* [Exercise] Quote from the first line below through the line that contains "const semirigidErr = [0.2, 0.5, 0.2, 1.2, 0.65];", both included, and leave the pictures out.

___ Stored data ___

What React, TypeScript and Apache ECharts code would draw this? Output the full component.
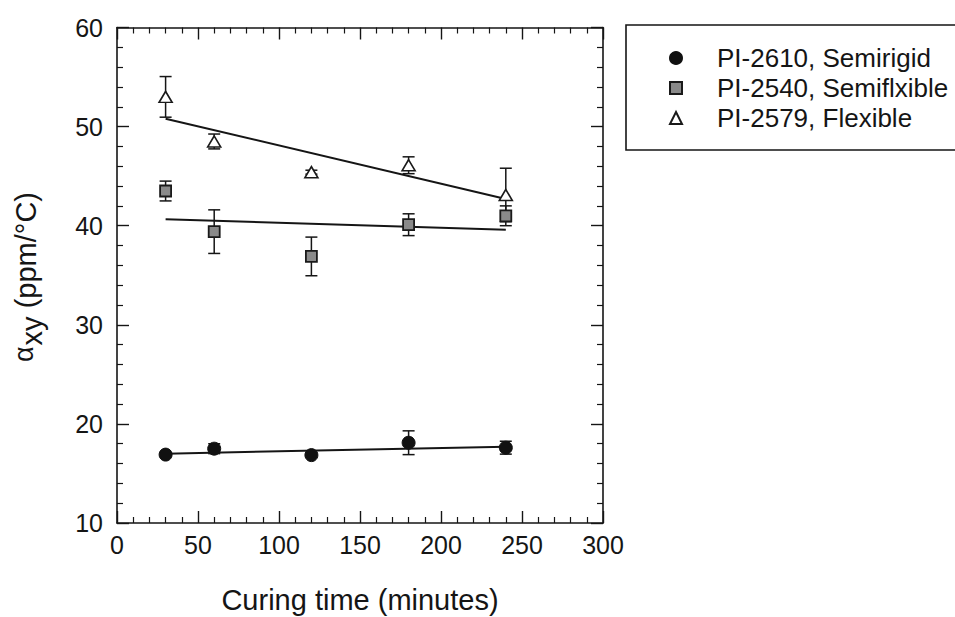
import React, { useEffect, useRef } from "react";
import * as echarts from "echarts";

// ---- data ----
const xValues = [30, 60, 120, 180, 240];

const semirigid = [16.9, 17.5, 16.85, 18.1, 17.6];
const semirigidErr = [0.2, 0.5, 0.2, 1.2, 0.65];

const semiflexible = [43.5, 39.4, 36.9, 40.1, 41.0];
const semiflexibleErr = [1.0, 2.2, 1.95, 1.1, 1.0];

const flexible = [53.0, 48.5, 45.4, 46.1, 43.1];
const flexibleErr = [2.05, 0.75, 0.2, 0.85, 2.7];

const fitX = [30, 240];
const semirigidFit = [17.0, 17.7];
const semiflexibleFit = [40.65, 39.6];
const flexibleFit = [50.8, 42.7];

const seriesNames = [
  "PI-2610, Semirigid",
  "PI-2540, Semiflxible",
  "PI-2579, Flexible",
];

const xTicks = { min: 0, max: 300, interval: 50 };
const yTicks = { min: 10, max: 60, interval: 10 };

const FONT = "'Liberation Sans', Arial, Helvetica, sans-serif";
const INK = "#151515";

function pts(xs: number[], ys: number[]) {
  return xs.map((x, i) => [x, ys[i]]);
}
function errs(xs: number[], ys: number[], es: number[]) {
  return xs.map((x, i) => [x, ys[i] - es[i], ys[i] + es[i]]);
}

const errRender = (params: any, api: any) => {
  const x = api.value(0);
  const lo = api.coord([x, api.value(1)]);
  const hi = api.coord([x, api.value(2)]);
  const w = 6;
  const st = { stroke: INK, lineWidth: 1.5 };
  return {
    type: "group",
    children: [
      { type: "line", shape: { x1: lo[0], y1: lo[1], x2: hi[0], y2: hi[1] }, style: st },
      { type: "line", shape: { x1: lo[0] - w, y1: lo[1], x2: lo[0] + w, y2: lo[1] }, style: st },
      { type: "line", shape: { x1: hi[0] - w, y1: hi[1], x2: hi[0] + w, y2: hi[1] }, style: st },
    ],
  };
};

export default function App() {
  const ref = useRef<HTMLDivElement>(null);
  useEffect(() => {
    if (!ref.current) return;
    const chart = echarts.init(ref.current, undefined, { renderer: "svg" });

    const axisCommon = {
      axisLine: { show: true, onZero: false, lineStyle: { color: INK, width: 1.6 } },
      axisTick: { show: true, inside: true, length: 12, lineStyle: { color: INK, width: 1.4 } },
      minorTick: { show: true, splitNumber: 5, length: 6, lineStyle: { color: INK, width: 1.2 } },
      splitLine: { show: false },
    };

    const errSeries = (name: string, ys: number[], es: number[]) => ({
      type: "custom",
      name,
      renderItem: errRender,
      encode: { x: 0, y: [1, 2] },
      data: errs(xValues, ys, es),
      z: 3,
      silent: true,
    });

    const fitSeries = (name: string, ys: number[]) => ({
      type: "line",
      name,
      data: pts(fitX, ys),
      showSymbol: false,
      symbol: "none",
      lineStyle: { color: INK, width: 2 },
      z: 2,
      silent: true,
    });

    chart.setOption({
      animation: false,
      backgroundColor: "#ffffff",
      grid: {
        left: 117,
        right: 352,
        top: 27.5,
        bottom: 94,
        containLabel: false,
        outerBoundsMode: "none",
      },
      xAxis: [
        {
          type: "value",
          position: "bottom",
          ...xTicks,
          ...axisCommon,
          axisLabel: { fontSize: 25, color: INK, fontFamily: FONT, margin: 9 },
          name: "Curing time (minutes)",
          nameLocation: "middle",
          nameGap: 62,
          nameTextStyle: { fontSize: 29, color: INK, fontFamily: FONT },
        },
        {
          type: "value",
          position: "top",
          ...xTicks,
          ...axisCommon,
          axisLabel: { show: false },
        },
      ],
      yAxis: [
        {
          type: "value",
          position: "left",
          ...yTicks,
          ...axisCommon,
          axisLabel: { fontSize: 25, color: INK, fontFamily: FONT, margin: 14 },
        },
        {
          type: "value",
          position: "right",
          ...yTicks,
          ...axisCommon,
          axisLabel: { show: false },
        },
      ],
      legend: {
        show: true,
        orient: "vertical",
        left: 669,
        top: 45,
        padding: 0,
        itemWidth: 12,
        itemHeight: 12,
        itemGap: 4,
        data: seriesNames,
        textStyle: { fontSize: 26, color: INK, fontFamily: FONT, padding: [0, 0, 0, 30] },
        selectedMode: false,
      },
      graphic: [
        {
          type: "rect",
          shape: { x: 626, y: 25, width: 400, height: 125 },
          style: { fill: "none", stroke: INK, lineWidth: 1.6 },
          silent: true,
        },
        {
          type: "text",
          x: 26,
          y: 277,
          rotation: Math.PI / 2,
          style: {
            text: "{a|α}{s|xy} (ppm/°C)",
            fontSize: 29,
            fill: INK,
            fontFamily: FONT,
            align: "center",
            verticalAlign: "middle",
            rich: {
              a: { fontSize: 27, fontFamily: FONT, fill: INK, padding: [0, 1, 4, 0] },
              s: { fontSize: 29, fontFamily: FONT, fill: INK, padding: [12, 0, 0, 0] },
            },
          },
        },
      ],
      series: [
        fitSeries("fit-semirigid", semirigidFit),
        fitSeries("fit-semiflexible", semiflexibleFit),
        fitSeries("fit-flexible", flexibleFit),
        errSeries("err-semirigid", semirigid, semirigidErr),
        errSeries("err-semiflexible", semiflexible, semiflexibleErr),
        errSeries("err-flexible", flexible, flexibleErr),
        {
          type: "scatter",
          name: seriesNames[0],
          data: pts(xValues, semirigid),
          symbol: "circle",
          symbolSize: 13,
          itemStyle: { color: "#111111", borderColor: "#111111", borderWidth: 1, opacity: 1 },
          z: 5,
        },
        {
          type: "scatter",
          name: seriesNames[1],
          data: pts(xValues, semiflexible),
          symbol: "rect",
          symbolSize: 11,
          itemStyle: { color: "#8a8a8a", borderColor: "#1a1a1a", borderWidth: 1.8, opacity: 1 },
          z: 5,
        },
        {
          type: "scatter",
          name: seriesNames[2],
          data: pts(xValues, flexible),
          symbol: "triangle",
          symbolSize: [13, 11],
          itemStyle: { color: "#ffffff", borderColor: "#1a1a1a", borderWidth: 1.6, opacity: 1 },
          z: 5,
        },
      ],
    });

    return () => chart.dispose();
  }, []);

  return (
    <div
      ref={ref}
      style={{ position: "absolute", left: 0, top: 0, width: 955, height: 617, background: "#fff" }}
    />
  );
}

___

* [Final answer]
What React, TypeScript and Apache ECharts code would draw this? Output the full component.
import React, { useEffect, useRef } from "react";
import * as echarts from "echarts";

// ---- data ----
const xValues = [30, 60, 120, 180, 240];

const semirigid = [16.9, 17.5, 16.85, 18.1, 17.6];
const semirigidErr = [0.2, 0.5, 0.2, 1.2, 0.65];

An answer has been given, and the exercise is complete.